In recent years, digitising and automating certain customer interactions have been two of the most common stands of CX innovation. But these are by no means the only avenues available to truly innovative minds.

The ability to forget about the way things are and imagine what they could be is what will let the boldest CCOs fundamentally reimagine key customer experiences in 2020 and beyond.

Knowing When to Reimagine an Experience

CCOs have a choice when optimising any customer journey. They can look for ways to improve the existing touchpoints on that journey. Or, they can seek to throw out certain parts of that journey and start again.

The first of these options will be the ‘bread and butter’ for most CX leaders. There’s no need to reinvent the wheel for business processes that work well and doing so without company buy-in is a good way to lose friends.

However, the second of these two options is the only way to truly transform a customer’s experience a brand.

“If you are truly trying to reimagine and innovate, sometimes you need to go out on a limb” – Louise Portelli, Chief Customer Experience Officer, MLC Life Insurance

“Pragmatism is really important when it comes to customer experience,” Portelli concedes. “Particularly when you’re in a large organisation, you can’t throw the baby out with the bath water.”

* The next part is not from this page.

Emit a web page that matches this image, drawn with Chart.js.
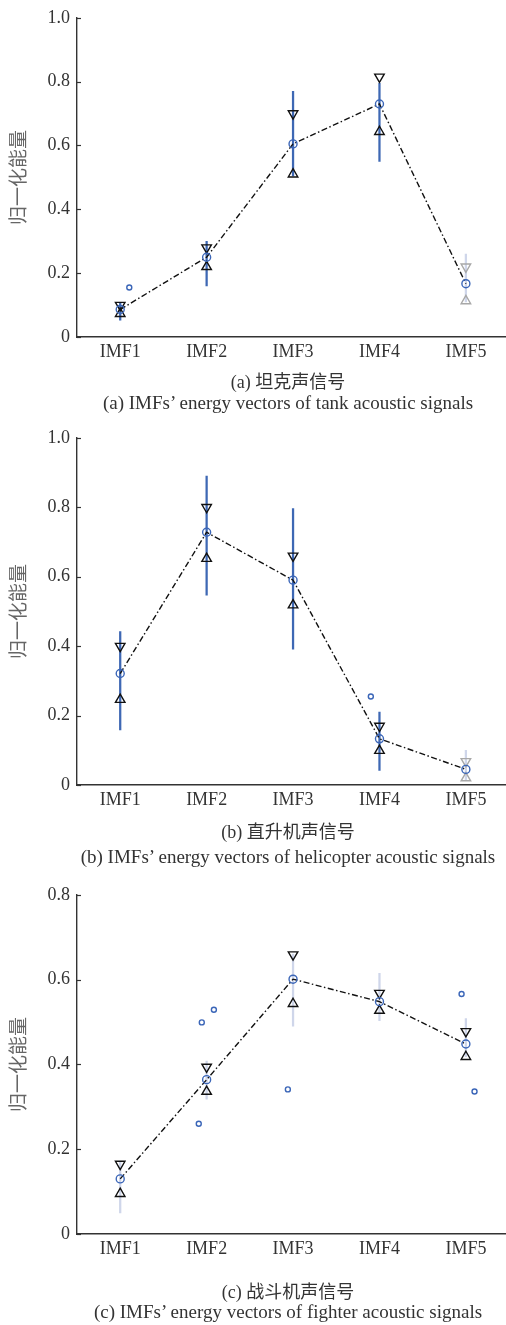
<!DOCTYPE html>
<html>
<head>
<meta charset="utf-8">
<script src="https://cdn.jsdelivr.net/npm/chart.js@4.4.0/dist/chart.umd.min.js"></script>
<style>
  body { margin: 0; background: #fff; width: 506px; height: 1325px; position: relative; overflow: hidden; }
  canvas { position: absolute; left: 0; }
  .cap { position: absolute; left: 0; width: 576px; text-align: center; color: #333;
         font-family: "Liberation Serif", "Noto Sans CJK SC", serif; white-space: nowrap; }
  .zh { font-size: 18px; }
  .en { font-size: 19px; }
</style>
</head>
<body>
<canvas id="chartA" style="top:0px"></canvas>
<div class="cap zh" style="top:367px">(a) 坦克声信号</div>
<div class="cap en" style="top:392px">(a) IMFs’ energy vectors of tank acoustic signals</div>

<canvas id="chartB" style="top:420px"></canvas>
<div class="cap zh" style="top:817px">(b) 直升机声信号</div>
<div class="cap en" style="top:846px">(b) IMFs’ energy vectors of helicopter acoustic signals</div>

<canvas id="chartC" style="top:877px"></canvas>
<div class="cap zh" style="top:1277px">(c) 战斗机声信号</div>
<div class="cap en" style="top:1301px">(c) IMFs’ energy vectors of fighter acoustic signals</div>

<script>
// --- categories ---
const categories = ["IMF1", "IMF2", "IMF3", "IMF4", "IMF5"];

// --- (a) tank ---
const meanA    = [0.086, 0.25, 0.605, 0.73, 0.167];
const upperA   = [0.10, 0.28, 0.70, 0.815, 0.22];
const lowerA   = [0.073, 0.22, 0.51, 0.643, 0.113];
const barHighA = [0.106, 0.30, 0.77, 0.795, 0.26];
const barLowA  = [0.053, 0.16, 0.505, 0.55, 0.11];
const outliersA = [{ x: 1.105, y: 0.155 }];

// --- (b) helicopter ---
const meanB    = [0.321, 0.728, 0.59, 0.133, 0.045];
const upperB   = [0.40, 0.80, 0.66, 0.17, 0.068];
const lowerB   = [0.246, 0.652, 0.518, 0.099, 0.02];
const barHighB = [0.442, 0.89, 0.796, 0.21, 0.10];
const barLowB  = [0.159, 0.547, 0.391, 0.042, 0.015];
const outliersB = [{ x: 3.9, y: 0.255 }];

// --- (c) fighter ---
const meanC    = [0.130, 0.364, 0.601, 0.548, 0.448];
const upperC   = [0.165, 0.394, 0.659, 0.568, 0.478];
const lowerC   = [0.095, 0.336, 0.543, 0.527, 0.418];
const barHighC = [0.17, 0.408, 0.66, 0.615, 0.508];
const barLowC  = [0.05, 0.318, 0.49, 0.503, 0.418];
const outliersC = [
    { x: 1.944, y: 0.499 }, { x: 2.084, y: 0.529 }, { x: 1.909, y: 0.26 },
    { x: 2.94, y: 0.341 }, { x: 4.95, y: 0.566 }, { x: 5.1, y: 0.336 }
];

// colours
const BLUE = "#3b66b8";
const BAR_DARK = "#3e68b4";
const BAR_LIGHT = "#cfd6ea";
const TRI_DARK = "#111";
const TRI_GRAY = "#a8a8a8";
const SERIF = "'Liberation Serif', 'Times New Roman', serif";
const CANVAS_W = 516; // a bit wider than the page so the plot area runs past the right edge

// small inward tick marks on the y axis
const inwardTicks = {
    id: "inwardTicks",
    afterDraw(chart) {
        const y = chart.scales.y, ctx = chart.ctx;
        const left = chart.chartArea.left;
        ctx.save();
        ctx.strokeStyle = "#333";
        ctx.lineWidth = 1.2;
        y.ticks.forEach(t => {
            const py = Math.round(y.getPixelForValue(t.value)) + 0.5;
            ctx.beginPath();
            ctx.moveTo(left, py);
            ctx.lineTo(left + 4, py);
            ctx.stroke();
        });
        ctx.restore();
    }
};

function xy(arr) {
    return arr.map((v, i) => ({ x: i + 1, y: v }));
}

function makeChart(id, height, yMax, mean, upper, lower, hi, lo, outliers, barColors, triColors) {
    const canvas = document.getElementById(id);
    canvas.width = CANVAS_W;
    canvas.height = height;
    canvas.style.width = CANVAS_W + "px";
    canvas.style.height = height + "px";

    return new Chart(canvas, {
        data: {
            datasets: [
                {
                    type: "bar",
                    data: hi.map((h, i) => ({ x: i + 1, y: [lo[i], h] })),
                    backgroundColor: barColors,
                    barThickness: 1.6,
                    order: 6
                },
                {
                    type: "line",
                    data: xy(mean),
                    borderColor: "#111",
                    borderWidth: 1.4,
                    borderDash: [6, 2.5, 1.5, 2.5],
                    pointRadius: 4,
                    pointBorderColor: BLUE,
                    pointBackgroundColor: "rgba(0,0,0,0)",
                    pointBorderWidth: 1.4,
                    order: 1
                },
                {
                    type: "scatter",
                    data: xy(upper),
                    pointStyle: "triangle",
                    rotation: 180,
                    pointRadius: 5.5,
                    pointBorderColor: triColors,
                    pointBackgroundColor: "rgba(0,0,0,0)",
                    pointBorderWidth: 1.4,
                    order: 3
                },
                {
                    type: "scatter",
                    data: xy(lower),
                    pointStyle: "triangle",
                    pointRadius: 5.5,
                    pointBorderColor: triColors,
                    pointBackgroundColor: "rgba(0,0,0,0)",
                    pointBorderWidth: 1.4,
                    order: 4
                },
                {
                    type: "scatter",
                    data: outliers,
                    pointRadius: 2.5,
                    pointBorderColor: BLUE,
                    pointBackgroundColor: "rgba(0,0,0,0)",
                    pointBorderWidth: 1.4,
                    order: 2
                }
            ]
        },
        options: {
            responsive: false,
            animation: false,
            events: [],
            layout: { padding: { top: 12, right: 0, left: 0, bottom: 0 } },
            plugins: { legend: { display: false }, tooltip: { enabled: false } },
            scales: {
                x: {
                    type: "linear",
                    offset: false,
                    min: 0.5,
                    max: 5.5,
                    afterBuildTicks: s => { s.ticks = categories.map((c, i) => ({ value: i + 1 })); },
                    ticks: {
                        callback: v => categories[v - 1],
                        color: "#333",
                        font: { family: SERIF, size: 18 },
                        padding: 4,
                        maxRotation: 0
                    },
                    grid: { display: false, drawTicks: false },
                    border: { color: "#333", width: 1.4 },
                    afterFit: s => { s.height = 33; }
                },
                y: {
                    min: 0,
                    max: yMax,
                    ticks: {
                        stepSize: 0.2,
                        callback: v => (v === 0 ? "0" : v.toFixed(1)),
                        color: "#333",
                        font: { family: SERIF, size: 18 },
                        padding: 7
                    },
                    grid: { display: false, drawTicks: false },
                    border: { color: "#333", width: 1.4 },
                    title: {
                        display: true,
                        text: "归一化能量",
                        color: "#666",
                        font: { family: "'Noto Sans CJK SC'", size: 19 },
                        padding: { top: 6, bottom: 0 }
                    },
                    afterFit: s => { s.width = 77; }
                }
            }
        },
        plugins: [inwardTicks]
    });
}

const darkBars = () => categories.map((_, i) => (i === 4 ? BAR_LIGHT : BAR_DARK));
const darkTris = () => categories.map((_, i) => (i === 4 ? TRI_GRAY : TRI_DARK));

makeChart("chartA", 370, 1.0, meanA, upperA, lowerA, barHighA, barLowA, outliersA,
    darkBars(), darkTris());
makeChart("chartB", 398, 1.0, meanB, upperB, lowerB, barHighB, barLowB, outliersB,
    darkBars(), darkTris());
makeChart("chartC", 390, 0.8, meanC, upperC, lowerC, barHighC, barLowC, outliersC,
    categories.map(() => BAR_LIGHT), categories.map(() => TRI_DARK));
</script>
</body>
</html>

She concludes: “You have to be able to balance an improvement agenda with a reimagining and innovation agenda.”

What the right balance between these two agendas is in practice will depend on what an organisation’s appetite for risk is and how committed it is to developing superior customer experiences.

But there’s no doubt that certain situations do call for a complete reimagining of the way things are currently done – and that’s why CCOs must be corkscrew thinkers.